A Home Equity Line of Credit is bank product that grants homeowners access to the equity in their home at anytime, usually using checks.
Often called a HELOC, these equity-based credit lines function very much like credit cards:
- The rate is adjustable, tied to Prime Rate
- There is a minimum monthly payment
- There is a pre-set spending/credit limit
But different from credit cards is that a HELOC is “guaranteed” by real estate and with real estate values in question nationwide, many banks are exercising a little-known clause in the HELOC contract.

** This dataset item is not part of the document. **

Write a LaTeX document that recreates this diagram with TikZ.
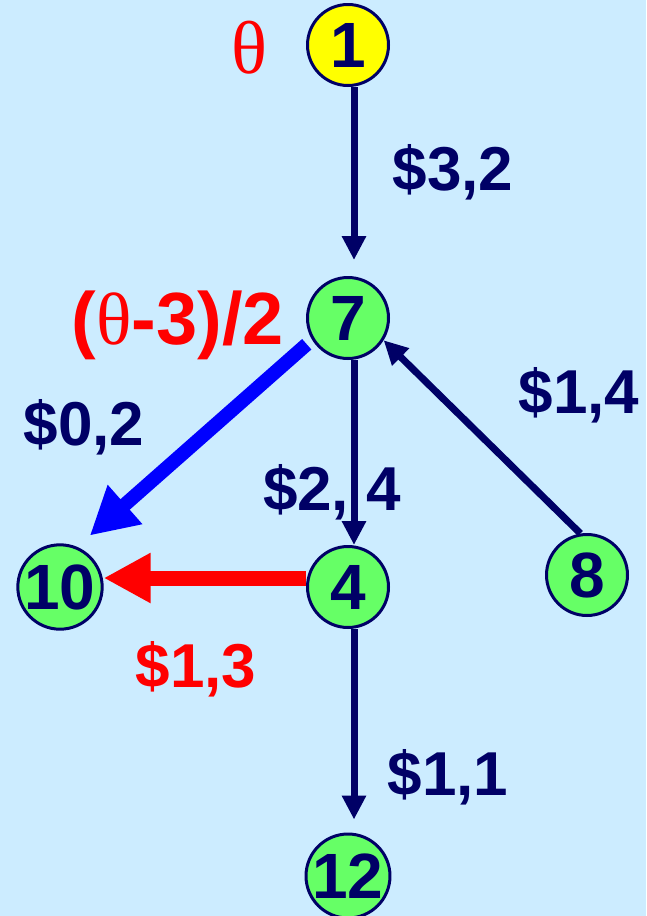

With alarming frequently, banks are reducing the pre-set spending limits on their active equity lines. Via USPS, lenders are notifying homeowner with $100,000 HELOCs that their new HELOC limit is $25,000, for example.
And the banks aren’t being discriminate based on payment history or local real estate conditions, either — it’s happening everywhere with equal force.
The good news is that banks will accept appeals on HELOC reductions on a case-by-case basis.
One way to appeal a HELOC reduction is:
- Call your lender’s Customer Service line. Do not send an email.
- Politely ask why the HELOC limit was reduced. Listen carefully to explanation.
- Explain why you would like your HELOC reinstated. Acceptable reasons may include home improvement projects or improper home valuation by the lender.
- Be prepared to write a formal letter, if asked. Address the issues explained in #2.
Banks will typically not reinstate a HELOC if a borrower has been delinquent on payments, or lives in a severely depressed neighborhood. However, because lenders rely on computer models to assess risk, it’s always a good idea to ask.
Sometimes the Human Element of an appeal can work in your favor.